Even before the story truly begins, there is something off here. Immediately so much darker than any other number on the album, ‘Salad’ casts off her usual 1990s rock influence for something heavier. Taking note from Nick Cave’s Murder Ballads or the rage stored in the most raucous riot grrrl tracks, it’s a song out for blood and one that lets its intention known in every little detail.
Other tracks on the record, like ‘Joiner’ or ‘Sepsis’, ponder feelings. It’s a deeply self-analytic album from Teitelbaum as she considers her saviour complex in places and analyses her romantic kinks in others. But on ‘Salad’, the gaze is turned directly outward. As the instrumental roars to life, everything about the effort becomes a pointed finger or a fist as the singer delivers one of the most nuanced and powerful takes on sexual violence in recent years.
Throughout the track, the lyricism seems to go through every stage of grief as sexual assault victims do. Spiralling from bargaining as she asks, “How does someone end up with a stone in a chest cavity?” into the outright rage of the song’s bridge, ‘Salad’ avoids the trap of falling into an unhelpfully upbeat “it’ll get better” take on the topic. Its intention doesn’t seem to be empowerment, nor does it seem to be worsening the feelings of helplessness that follow such an event.

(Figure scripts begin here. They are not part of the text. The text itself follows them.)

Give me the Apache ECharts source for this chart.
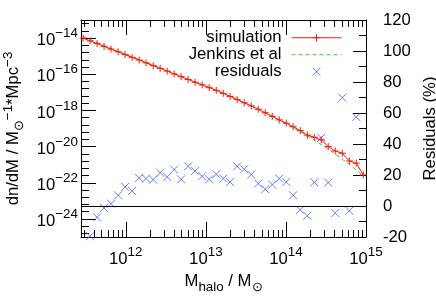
<!DOCTYPE html>
<html><head><meta charset="utf-8">
<script src="https://cdn.jsdelivr.net/npm/echarts@6/dist/echarts.min.js"></script>
<style>html,body{margin:0;padding:0;background:#fff}#c{width:436px;height:305px}</style>
</head><body><div id="c"></div>
<script>
// ---- data ----
const massBins = [2.93e11,3.58e11,4.38e11,5.36e11,6.55e11,8.02e11,9.81e11,1.20e12,1.47e12,1.79e12,
  2.20e12,2.69e12,3.29e12,4.02e12,4.91e12,6.01e12,7.35e12,8.99e12,1.10e13,1.35e13,
  1.65e13,2.01e13,2.46e13,3.01e13,3.69e13,4.51e13,5.51e13,6.75e13,8.25e13,1.01e14,
  1.23e14,1.51e14,1.85e14,2.26e14,2.76e14,3.38e14,4.13e14,5.06e14,6.19e14,7.57e14,9.26e14];
const simulation = [1.00e-14,7.01e-15,4.98e-15,3.49e-15,2.45e-15,1.74e-15,1.22e-15,8.55e-16,6.08e-16,4.26e-16,
  2.99e-16,2.12e-16,1.49e-16,1.04e-16,7.33e-17,5.13e-17,3.60e-17,2.59e-17,1.82e-17,1.29e-17,
  8.83e-18,5.96e-18,3.97e-18,2.65e-18,1.77e-18,1.16e-18,7.45e-19,4.66e-19,2.99e-19,1.97e-19,
  1.26e-19,7.62e-20,4.31e-20,3.26e-20,2.34e-20,1.00e-20,5.66e-21,4.28e-21,1.60e-21,1.21e-21,2.71e-22];
const jenkins = [1.29e-14,8.48e-15,5.73e-15,3.92e-15,2.71e-15,1.88e-15,1.32e-15,9.23e-16,6.47e-16,4.54e-16,
  3.18e-16,2.23e-16,1.57e-16,1.10e-16,7.71e-17,5.41e-17,3.79e-17,2.66e-17,1.84e-17,1.27e-17,
  8.71e-18,5.96e-18,4.02e-18,2.68e-18,1.77e-18,1.15e-18,7.36e-19,4.66e-19,2.92e-19,1.80e-19,
  1.10e-19,6.62e-20,3.94e-20,2.29e-20,1.29e-20,7.12e-21,3.83e-21,2.01e-21,1.02e-21,5.10e-22,2.48e-22];
const residuals = [null,-19.5,-7.3,-1.3,1.5,6.9,12.3,9.7,18.1,17.7,
  17.0,21.5,18.7,23.5,17.2,25.6,22.6,19.2,17.2,20.5,
  17.7,15.5,25.6,23.7,20.3,14.5,10.8,13.8,17.7,15.5,
  6.9,-2.5,-6.3,15.3,44.0,15.1,-4.5,69.9,-3.1,57.4,null];
const xMajorTicks = [1e12,1e13,1e14,0.9999999e15];
const xMinorTicks = [3e11,4e11,5e11,6e11,7e11,8e11,9e11,
  2e12,3e12,4e12,5e12,6e12,7e12,8e12,9e12,
  2e13,3e13,4e13,5e13,6e13,7e13,8e13,9e13,
  2e14,3e14,4e14,5e14,6e14,7e14,8e14,9e14];
const yMajorExp = [-24,-22,-20,-18,-16,-14];
const yMinorExp = [-24.8,-24.4,-23.6,-23.2,-22.8,-22.4,-21.6,-21.2,-20.8,-20.4,-19.6,-19.2,-18.8,-18.4,
  -17.6,-17.2,-16.8,-16.4,-15.6,-15.2,-14.8,-14.4,-13.6,-13.2];

// ---- styling ----
const FONT = '"Liberation Sans", Arial, Helvetica, sans-serif';
const RED = '#ff1a0a', GREEN = '#33cc33', BLUE = '#3b5cff';
const FS = 16.7, FSS = 13.4;
const PLUS = 'path://M5,0L5,10M0,5L10,5';
const CROSS = 'path://M0,0L10,10M10,0L0,10';
const CROSS_PAD = 'path://M-1,-1M11,11M0,0L10,10M10,0L0,10';
const yMajorTicks = yMajorExp.map(e => Math.pow(10, e));
const yMinorTicks = yMinorExp.map(e => Math.pow(10, e));

function powLabel(v) {
  const e = Math.round(Math.log10(v));
  return '{b|10}{e|' + String(e).replace('-', '\u2212') + '}';
}
const richPow = {
  b: {fontSize: FS, fontFamily: FONT, color: '#000', lineHeight: 22, verticalAlign: 'bottom'},
  e: {fontSize: FSS, fontFamily: FONT, color: '#000', lineHeight: 12, verticalAlign: 'top'}
};
const richName = {
  t: {fontSize: FS, fontFamily: FONT, color: '#000', lineHeight: 24},
  s: {fontSize: FSS, fontFamily: FONT, color: '#000', lineHeight: 12, verticalAlign: 'bottom'},
  p: {fontSize: FSS, fontFamily: FONT, color: '#000', lineHeight: 12, verticalAlign: 'top'}
};
const X0 = 2.76e11, X1 = 1e15, Y0 = 1e-25, Y1 = 1e-13;
const line = {show: true, onZero: false, lineStyle: {color: '#000', width: 1}};
const noLine = {show: false, onZero: false};

function xAx(pos, major, show) {
  return {
    type: 'log', position: pos, min: X0, max: X1,
    axisLine: show ? line : noLine,
    axisTick: {show: true, inside: true, length: major ? 15 : 7, customValues: major ? xMajorTicks : xMinorTicks,
      lineStyle: {color: '#000', width: 1}},
    axisLabel: (pos === 'bottom' && major) ?
      {show: true, customValues: xMajorTicks, formatter: powLabel, rich: richPow, margin: 9, showMaxLabel: true, showMinLabel: true} :
      {show: false},
    splitLine: {show: false}
  };
}

const chart = echarts.init(document.getElementById('c'), null, {renderer: 'canvas'});
chart.setOption({
  animation: false,
  backgroundColor: '#fff',
  grid: {left: 81, right: 70, top: 20, bottom: 68, containLabel: false, outerBoundsMode: 'none'},
  legend: {
    orient: 'vertical', right: 89, top: 24, align: 'right',
    itemWidth: 50, itemHeight: 9, itemGap: -0.5, selectedMode: false,
    lineStyle: {width: 1},
    itemStyle: {borderWidth: 1},
    textStyle: {fontSize: FS, fontFamily: FONT, color: '#000', lineHeight: 17.5, padding: [0, 5, 0, 0]},
    data: [
      {name: 'simulation'},
      {name: 'Jenkins et al', itemStyle: {opacity: 0}},
      {name: 'residuals', icon: CROSS_PAD}
    ]
  },
  xAxis: [
    Object.assign(xAx('bottom', true, true), {
      name: '{t|M}{s|halo}{t| / M}{s|⊙}', nameLocation: 'middle', nameGap: 30,
      nameTextStyle: {rich: richName}
    }),
    xAx('bottom', false, false),
    xAx('top', true, true),
    xAx('top', false, false)
  ],
  yAxis: [
    {
      type: 'log', position: 'left', min: Y0, max: Y1,
      axisLine: line,
      axisTick: {show: true, inside: true, length: 15, customValues: yMajorTicks, lineStyle: {color: '#000', width: 1}},
      axisLabel: {show: true, customValues: yMajorTicks, formatter: powLabel, rich: richPow, margin: 3},
      splitLine: {show: false},
      name: '{t|dn/dM / M}{s|⊙}{p|\u22121}{t|*Mpc}{p|\u22123}', nameLocation: 'middle', nameGap: 48, nameRotate: 90,
      nameTextStyle: {rich: richName}
    },
    {
      type: 'value', position: 'right', min: -20, max: 120, interval: 20,
      axisLine: line,
      axisTick: {show: true, inside: true, length: 13, lineStyle: {color: '#000', width: 1}},
      minorTick: {show: true, splitNumber: 2, length: 7, lineStyle: {color: '#000', width: 1}},
      axisLabel: {show: true, margin: 17, fontSize: FS, fontFamily: FONT, color: '#000', showMinLabel: true, showMaxLabel: true},
      splitLine: {show: false},
      name: 'Residuals (%)', nameLocation: 'middle', nameGap: 44, nameRotate: 90,
      nameTextStyle: {fontSize: FS, fontFamily: FONT, color: '#000'}
    },
    {
      type: 'log', position: 'left', min: Y0, max: Y1,
      axisLine: noLine,
      axisTick: {show: true, inside: true, length: 8, customValues: yMinorTicks, lineStyle: {color: '#000', width: 1}},
      axisLabel: {show: false},
      splitLine: {show: false}
    }
  ],
  series: [
    {
      name: 'simulation', type: 'line', xAxisIndex: 0, yAxisIndex: 0,
      data: massBins.map((m, i) => [m, simulation[i]]),
      symbol: PLUS, symbolSize: 7, showAllSymbol: true,
      lineStyle: {color: RED, width: 1},
      itemStyle: {color: RED, borderColor: RED, borderWidth: 1},
      z: 4
    },
    {
      name: 'Jenkins et al', type: 'line', xAxisIndex: 0, yAxisIndex: 0,
      data: massBins.map((m, i) => [m, jenkins[i]]),
      symbol: 'none',
      lineStyle: {color: GREEN, width: 1, type: [4, 3]},
      itemStyle: {color: GREEN},
      z: 3
    },
    {
      name: 'residuals', type: 'scatter', xAxisIndex: 0, yAxisIndex: 1,
      data: massBins.map((m, i) => [m, residuals[i]]).filter(d => d[1] !== null),
      symbol: CROSS, symbolSize: 8,
      itemStyle: {color: BLUE, borderColor: BLUE, borderWidth: 1},
      markLine: {
        silent: true, symbol: ['none', 'none'], label: {show: false},
        lineStyle: {color: '#000', width: 1, type: 'solid'},
        data: [{yAxis: 0}]
      },
      z: 2
    }
  ]
});
</script>
</body></html>
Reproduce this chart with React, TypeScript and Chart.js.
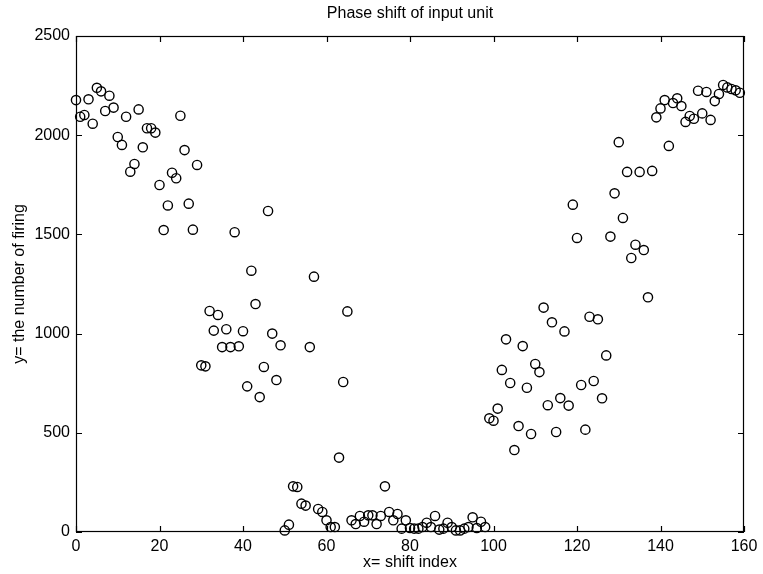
import React, { useEffect, useRef } from "react";
import { Chart, registerables } from "chart.js";

Chart.register(...registerables);

// Number of firings for each shift index (x = 0 .. 159), read in blocks of ten
const firing0to49: number[] = [
  2177, 2093, 2102, 2181, 2058, 2239, 2221, 2122, 2199, 2139,
  1991, 1951, 2093, 1816, 1855, 2130, 1939, 2035, 2035, 2013,
  1749, 1522, 1646, 1811, 1783, 2098, 1925, 1655, 1524, 1850,
  840, 835, 1114, 1015, 1094, 932, 1022, 932, 1511, 936,
  1012, 734, 1317, 1149, 680, 832, 1618, 1000, 766, 941,
];
const firing50to99: number[] = [
  8, 37, 230, 227, 143, 133, 932, 1287, 116, 101,
  59, 25, 25, 375, 756, 1112, 59, 40, 81, 52,
  84, 84, 40, 81, 230, 101, 59, 91, 17, 59,
  20, 17, 17, 25, 47, 25, 81, 12, 17, 47,
  25, 8, 8, 17, 25, 74, 20, 52, 25, 573,
];
const firing100to159: number[] = [
  561, 622, 817, 971, 751, 413, 534, 937, 727, 494,
  847, 806, 1131, 639, 1057, 504, 675, 1011, 637, 1650,
  1482, 741, 516, 1085, 761, 1072, 674, 890, 1489, 1707,
  1965, 1583, 1815, 1381, 1448, 1815, 1421, 1183, 1820, 2090,
  2135, 2177, 1946, 2162, 2186, 2147, 2067, 2097, 2083, 2224,
  2110, 2218, 2077, 2172, 2208, 2253, 2241, 2233, 2226, 2214,
];

const xTicks: number[] = [0, 20, 40, 60, 80, 100, 120, 140, 160];
const yTicks: number[] = [0, 500, 1000, 1500, 2000, 2500];

const chartTitle = "Phase shift of input unit";
const xTitle = "x= shift index";
const yTitle = "y= the number of firing";

const FONT = "'Liberation Sans', Arial, Helvetica, sans-serif";

const framePlugin = {
  id: "matlabFrame",
  afterDraw(chart: any) {
    const { ctx, chartArea: a, scales } = chart;
    ctx.save();
    ctx.strokeStyle = "#000";
    ctx.lineWidth = 1.2;
    ctx.strokeRect(a.left + 0.5, a.top + 0.5, a.right - a.left - 1, a.bottom - a.top - 1);
    const tl = 6;
    ctx.beginPath();
    for (const v of xTicks) {
      const px = Math.round(scales.x.getPixelForValue(v)) + 0.5;
      ctx.moveTo(px, a.bottom);
      ctx.lineTo(px, a.bottom - tl);
      ctx.moveTo(px, a.top);
      ctx.lineTo(px, a.top + tl);
    }
    for (const v of yTicks) {
      const py = Math.round(scales.y.getPixelForValue(v)) + 0.5;
      ctx.moveTo(a.left, py);
      ctx.lineTo(a.left + tl, py);
      ctx.moveTo(a.right, py);
      ctx.lineTo(a.right - tl, py);
    }
    ctx.stroke();

    ctx.fillStyle = "#000";
    ctx.textAlign = "center";
    ctx.textBaseline = "middle";
    const cx = (a.left + a.right) / 2;
    ctx.font = `16px ${FONT}`;
    ctx.fillText(chartTitle, cx, 14);
    ctx.fillText(xTitle, cx, 563);
    ctx.translate(20, (a.top + a.bottom) / 2);
    ctx.rotate(-Math.PI / 2);
    ctx.fillText(yTitle, 0, 0);
    ctx.restore();
  },
};

export default function App() {
  const canvasRef = useRef<HTMLCanvasElement | null>(null);

  useEffect(() => {
    document.body.style.margin = "0";
    const canvas = canvasRef.current;
    if (!canvas) return;
    const allFiring = [...firing0to49, ...firing50to99, ...firing100to159];
    const points = allFiring.map((y, i) => ({ x: i, y }));

    const chart = new Chart(canvas, {
      type: "scatter",
      data: {
        datasets: [
          {
            data: points,
            clip: false,
            pointStyle: "circle",
            pointRadius: 4.6,
            pointHoverRadius: 4.6,
            pointBorderWidth: 1.4,
            borderColor: "#000",
            backgroundColor: "rgba(0,0,0,0)",
          },
        ],
      },
      options: {
        animation: false,
        responsive: true,
        maintainAspectRatio: false,
        layout: { padding: { top: 36, right: 19, left: 0, bottom: 0 } },
        plugins: {
          legend: { display: false },
          title: { display: false },
          tooltip: { enabled: false },
        },
        scales: {
          x: {
            type: "linear",
            min: 0,
            max: 160,
            afterFit: (s: any) => {
              s.height = 42;
            },
            afterBuildTicks: (s: any) => {
              s.ticks = xTicks.map((v) => ({ value: v }));
            },
            grid: { display: false, drawTicks: false },
            border: { display: false },
            ticks: {
              padding: 5,
              color: "#000",
              font: { family: FONT, size: 16 },
              maxRotation: 0,
              autoSkip: false,
              callback: (v: any) => String(v),
            },
          },
          y: {
            type: "linear",
            min: 0,
            max: 2500,
            afterFit: (s: any) => {
              s.width = 76;
            },
            afterBuildTicks: (s: any) => {
              s.ticks = yTicks.map((v) => ({ value: v }));
            },
            grid: { display: false, drawTicks: false },
            border: { display: false },
            ticks: {
              padding: 6,
              color: "#000",
              font: { family: FONT, size: 16 },
              autoSkip: false,
              callback: (v: any) => String(v),
            },
          },
        },
      },
      plugins: [framePlugin],
    });
    return () => chart.destroy();
  }, []);

  return (
    <div style={{ position: "absolute", left: 0, top: 0, width: 763, height: 574, background: "#fff" }}>
      <canvas ref={canvasRef} />
    </div>
  );
}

First comes the revenge fantasy. “Look what you did / now in my sleep I am a murderer,” she sings as she imagines being able to get back at her abuser. Pulling from the same emotional pool as films like Promising Young Woman or Gone Girl, the voice at the start of the track is cold, calculated and somewhat unhinged. Every time the music swells, it sounds like Teitelbaum stabs the knife again and again in a murderous rage.
But the song doesn’t stay there. Instead, it sadly finds a more realistic path as the story enters a courtroom and into the realm of the devastating lack of justice victims regularly face. As she describes the perpetrator getting off scot-free and then catching him laughing about his courtroom vindication afterwards, the violence of the chorus comes back in, but this time, it feels sadder.
“It doesn’t happen to women I know / I put it in a box in a TV show,” the chorus goes. Perfectly capturing the voice of doubters and misogynists who refuse to believe victims, Teitelbaum weaves a bath between rage and helplessness, strength and sadness as the track goes on.
All those feelings come crashing to a crescendo on the bridge. What starts as a whisper turns into a wail, providing a moment for the audience to join together and howl their pain. A nuanced snapshot of the desire for true justice and vengeance, but being chewed up and spat out by a legal system that was never set up to support such victims, she says so much by saying so little.
In one simple phrase, Blondshell embodies all of the mixed emotions that come with lack of justice; “I don’t know how to do that within the framework.” Unable to truly get closure, unable to respond with the rage the situation deserves but still being forced to grapple with the trauma that comes with assault, that one line is perhaps the most tragically realistic take on sexual violence in indie music history.